═══ Stored data

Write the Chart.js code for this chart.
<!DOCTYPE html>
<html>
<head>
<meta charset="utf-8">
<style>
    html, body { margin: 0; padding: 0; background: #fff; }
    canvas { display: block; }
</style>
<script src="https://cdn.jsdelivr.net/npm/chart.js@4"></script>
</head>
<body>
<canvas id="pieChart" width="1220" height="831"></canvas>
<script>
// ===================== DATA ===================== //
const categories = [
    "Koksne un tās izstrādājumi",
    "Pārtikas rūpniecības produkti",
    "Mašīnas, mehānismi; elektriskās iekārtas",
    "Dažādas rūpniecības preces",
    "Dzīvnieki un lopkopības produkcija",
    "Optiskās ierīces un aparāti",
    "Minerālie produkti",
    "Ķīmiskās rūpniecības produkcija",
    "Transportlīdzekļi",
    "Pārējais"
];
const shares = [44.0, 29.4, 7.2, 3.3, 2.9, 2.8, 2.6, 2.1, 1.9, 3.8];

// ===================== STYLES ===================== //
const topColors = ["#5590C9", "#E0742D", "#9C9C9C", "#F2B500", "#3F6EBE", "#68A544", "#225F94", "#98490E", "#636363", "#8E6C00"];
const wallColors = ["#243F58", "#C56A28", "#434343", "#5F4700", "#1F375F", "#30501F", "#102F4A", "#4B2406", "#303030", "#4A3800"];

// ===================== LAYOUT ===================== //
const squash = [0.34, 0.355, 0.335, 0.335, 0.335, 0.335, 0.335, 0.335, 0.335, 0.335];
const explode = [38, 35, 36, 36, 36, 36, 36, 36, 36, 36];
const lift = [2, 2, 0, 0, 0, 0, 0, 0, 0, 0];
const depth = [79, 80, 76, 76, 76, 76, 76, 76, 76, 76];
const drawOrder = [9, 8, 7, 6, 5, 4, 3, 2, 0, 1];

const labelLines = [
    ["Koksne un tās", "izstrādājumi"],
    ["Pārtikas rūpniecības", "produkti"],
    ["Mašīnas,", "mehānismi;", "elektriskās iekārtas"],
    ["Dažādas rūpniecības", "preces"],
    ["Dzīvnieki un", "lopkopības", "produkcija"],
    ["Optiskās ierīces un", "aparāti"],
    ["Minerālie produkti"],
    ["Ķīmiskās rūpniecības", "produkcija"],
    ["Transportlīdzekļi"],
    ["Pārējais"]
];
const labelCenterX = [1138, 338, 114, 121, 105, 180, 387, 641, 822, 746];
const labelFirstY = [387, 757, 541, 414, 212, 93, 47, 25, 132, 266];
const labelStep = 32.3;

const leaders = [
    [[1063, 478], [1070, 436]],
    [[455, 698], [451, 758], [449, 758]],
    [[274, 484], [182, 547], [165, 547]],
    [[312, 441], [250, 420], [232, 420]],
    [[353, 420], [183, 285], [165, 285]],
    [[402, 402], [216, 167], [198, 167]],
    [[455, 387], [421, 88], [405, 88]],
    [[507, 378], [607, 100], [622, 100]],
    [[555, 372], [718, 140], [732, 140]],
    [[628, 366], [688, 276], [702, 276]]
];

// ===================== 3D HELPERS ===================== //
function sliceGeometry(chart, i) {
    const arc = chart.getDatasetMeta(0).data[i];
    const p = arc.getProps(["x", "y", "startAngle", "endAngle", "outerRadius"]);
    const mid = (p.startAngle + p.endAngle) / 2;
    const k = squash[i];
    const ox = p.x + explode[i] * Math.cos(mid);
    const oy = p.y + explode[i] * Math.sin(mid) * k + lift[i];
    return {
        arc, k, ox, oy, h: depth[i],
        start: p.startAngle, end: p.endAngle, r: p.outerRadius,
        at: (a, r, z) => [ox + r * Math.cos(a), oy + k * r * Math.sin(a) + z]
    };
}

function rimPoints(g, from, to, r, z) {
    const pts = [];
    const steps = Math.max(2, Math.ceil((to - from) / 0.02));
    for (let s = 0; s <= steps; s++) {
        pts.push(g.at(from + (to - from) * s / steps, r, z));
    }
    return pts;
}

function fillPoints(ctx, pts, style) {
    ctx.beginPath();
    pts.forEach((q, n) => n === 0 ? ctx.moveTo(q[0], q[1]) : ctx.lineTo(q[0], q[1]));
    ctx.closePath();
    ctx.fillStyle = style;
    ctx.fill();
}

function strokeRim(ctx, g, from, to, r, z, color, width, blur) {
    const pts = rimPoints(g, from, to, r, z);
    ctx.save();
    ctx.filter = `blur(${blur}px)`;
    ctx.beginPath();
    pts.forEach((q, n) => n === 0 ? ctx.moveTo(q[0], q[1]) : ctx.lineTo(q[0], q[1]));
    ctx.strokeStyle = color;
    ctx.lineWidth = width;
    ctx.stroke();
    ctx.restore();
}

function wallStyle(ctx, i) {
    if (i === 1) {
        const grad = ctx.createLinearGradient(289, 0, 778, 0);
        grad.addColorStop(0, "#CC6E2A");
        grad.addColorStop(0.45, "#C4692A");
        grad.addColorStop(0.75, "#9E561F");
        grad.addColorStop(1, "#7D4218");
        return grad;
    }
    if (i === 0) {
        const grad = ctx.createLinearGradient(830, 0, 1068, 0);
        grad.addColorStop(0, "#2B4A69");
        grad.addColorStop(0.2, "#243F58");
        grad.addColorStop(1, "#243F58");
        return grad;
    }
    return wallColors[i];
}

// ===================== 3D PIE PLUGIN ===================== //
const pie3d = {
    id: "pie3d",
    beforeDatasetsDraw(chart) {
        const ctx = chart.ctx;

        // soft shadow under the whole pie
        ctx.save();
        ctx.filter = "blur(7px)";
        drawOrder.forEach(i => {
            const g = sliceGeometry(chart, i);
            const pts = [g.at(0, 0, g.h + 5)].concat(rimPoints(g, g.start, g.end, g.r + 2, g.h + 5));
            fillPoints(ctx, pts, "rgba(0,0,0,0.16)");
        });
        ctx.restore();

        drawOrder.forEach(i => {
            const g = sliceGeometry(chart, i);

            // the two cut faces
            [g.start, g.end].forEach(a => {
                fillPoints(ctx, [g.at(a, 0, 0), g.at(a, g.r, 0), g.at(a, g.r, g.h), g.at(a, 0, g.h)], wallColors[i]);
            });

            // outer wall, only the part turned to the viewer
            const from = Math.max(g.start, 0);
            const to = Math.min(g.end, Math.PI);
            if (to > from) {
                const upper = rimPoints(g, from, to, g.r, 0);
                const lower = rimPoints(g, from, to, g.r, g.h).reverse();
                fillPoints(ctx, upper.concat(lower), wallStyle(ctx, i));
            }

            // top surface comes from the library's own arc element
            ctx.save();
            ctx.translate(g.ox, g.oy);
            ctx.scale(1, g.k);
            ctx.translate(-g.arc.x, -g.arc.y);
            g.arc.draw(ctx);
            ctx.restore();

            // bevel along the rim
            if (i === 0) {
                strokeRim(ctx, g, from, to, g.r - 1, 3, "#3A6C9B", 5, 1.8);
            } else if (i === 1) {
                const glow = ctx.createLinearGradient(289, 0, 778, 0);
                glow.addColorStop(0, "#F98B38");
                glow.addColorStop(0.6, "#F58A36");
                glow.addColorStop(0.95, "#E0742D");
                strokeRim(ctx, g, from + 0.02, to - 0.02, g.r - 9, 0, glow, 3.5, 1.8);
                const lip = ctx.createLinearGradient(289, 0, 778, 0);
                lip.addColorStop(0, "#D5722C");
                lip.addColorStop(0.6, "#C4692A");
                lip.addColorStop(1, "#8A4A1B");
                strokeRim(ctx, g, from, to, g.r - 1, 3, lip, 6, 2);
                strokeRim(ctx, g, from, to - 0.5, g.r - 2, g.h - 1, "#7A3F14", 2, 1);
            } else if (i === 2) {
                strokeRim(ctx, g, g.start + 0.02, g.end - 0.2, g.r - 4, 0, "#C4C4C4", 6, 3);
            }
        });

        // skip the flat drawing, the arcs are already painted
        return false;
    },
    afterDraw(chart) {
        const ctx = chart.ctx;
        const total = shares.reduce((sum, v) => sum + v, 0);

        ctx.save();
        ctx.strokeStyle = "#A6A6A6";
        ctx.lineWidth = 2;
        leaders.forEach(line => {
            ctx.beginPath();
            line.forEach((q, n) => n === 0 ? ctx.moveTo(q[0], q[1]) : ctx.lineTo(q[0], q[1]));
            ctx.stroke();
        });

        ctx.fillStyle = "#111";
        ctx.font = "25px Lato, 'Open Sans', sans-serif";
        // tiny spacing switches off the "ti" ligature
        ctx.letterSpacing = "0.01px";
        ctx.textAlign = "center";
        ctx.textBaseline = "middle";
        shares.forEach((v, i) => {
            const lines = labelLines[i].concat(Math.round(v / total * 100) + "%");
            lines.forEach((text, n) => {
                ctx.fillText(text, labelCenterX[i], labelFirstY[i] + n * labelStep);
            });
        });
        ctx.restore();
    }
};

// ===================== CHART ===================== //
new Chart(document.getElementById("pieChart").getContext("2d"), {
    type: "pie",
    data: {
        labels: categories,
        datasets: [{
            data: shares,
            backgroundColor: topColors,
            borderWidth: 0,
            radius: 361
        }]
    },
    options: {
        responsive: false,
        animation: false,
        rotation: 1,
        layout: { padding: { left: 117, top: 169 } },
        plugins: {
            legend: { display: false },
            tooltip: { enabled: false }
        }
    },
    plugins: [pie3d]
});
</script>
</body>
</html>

══════

Produce the lines from the top of the listing through the "4, 3, 2, 0, 1];" line exactly as they appear, with no additional output.

### Exercise response
Write the Chart.js code for this chart.
<!DOCTYPE html>
<html>
<head>
<meta charset="utf-8">
<style>
    html, body { margin: 0; padding: 0; background: #fff; }
    canvas { display: block; }
</style>
<script src="https://cdn.jsdelivr.net/npm/chart.js@4"></script>
</head>
<body>
<canvas id="pieChart" width="1220" height="831"></canvas>
<script>
// ===================== DATA ===================== //
const categories = [
    "Koksne un tās izstrādājumi",
    "Pārtikas rūpniecības produkti",
    "Mašīnas, mehānismi; elektriskās iekārtas",
    "Dažādas rūpniecības preces",
    "Dzīvnieki un lopkopības produkcija",
    "Optiskās ierīces un aparāti",
    "Minerālie produkti",
    "Ķīmiskās rūpniecības produkcija",
    "Transportlīdzekļi",
    "Pārējais"
];
const shares = [44.0, 29.4, 7.2, 3.3, 2.9, 2.8, 2.6, 2.1, 1.9, 3.8];

// ===================== STYLES ===================== //
const topColors = ["#5590C9", "#E0742D", "#9C9C9C", "#F2B500", "#3F6EBE", "#68A544", "#225F94", "#98490E", "#636363", "#8E6C00"];
const wallColors = ["#243F58", "#C56A28", "#434343", "#5F4700", "#1F375F", "#30501F", "#102F4A", "#4B2406", "#303030", "#4A3800"];

// ===================== LAYOUT ===================== //
const squash = [0.34, 0.355, 0.335, 0.335, 0.335, 0.335, 0.335, 0.335, 0.335, 0.335];
const explode = [38, 35, 36, 36, 36, 36, 36, 36, 36, 36];
const lift = [2, 2, 0, 0, 0, 0, 0, 0, 0, 0];
const depth = [79, 80, 76, 76, 76, 76, 76, 76, 76, 76];
const drawOrder = [9, 8, 7, 6, 5, 4, 3, 2, 0, 1];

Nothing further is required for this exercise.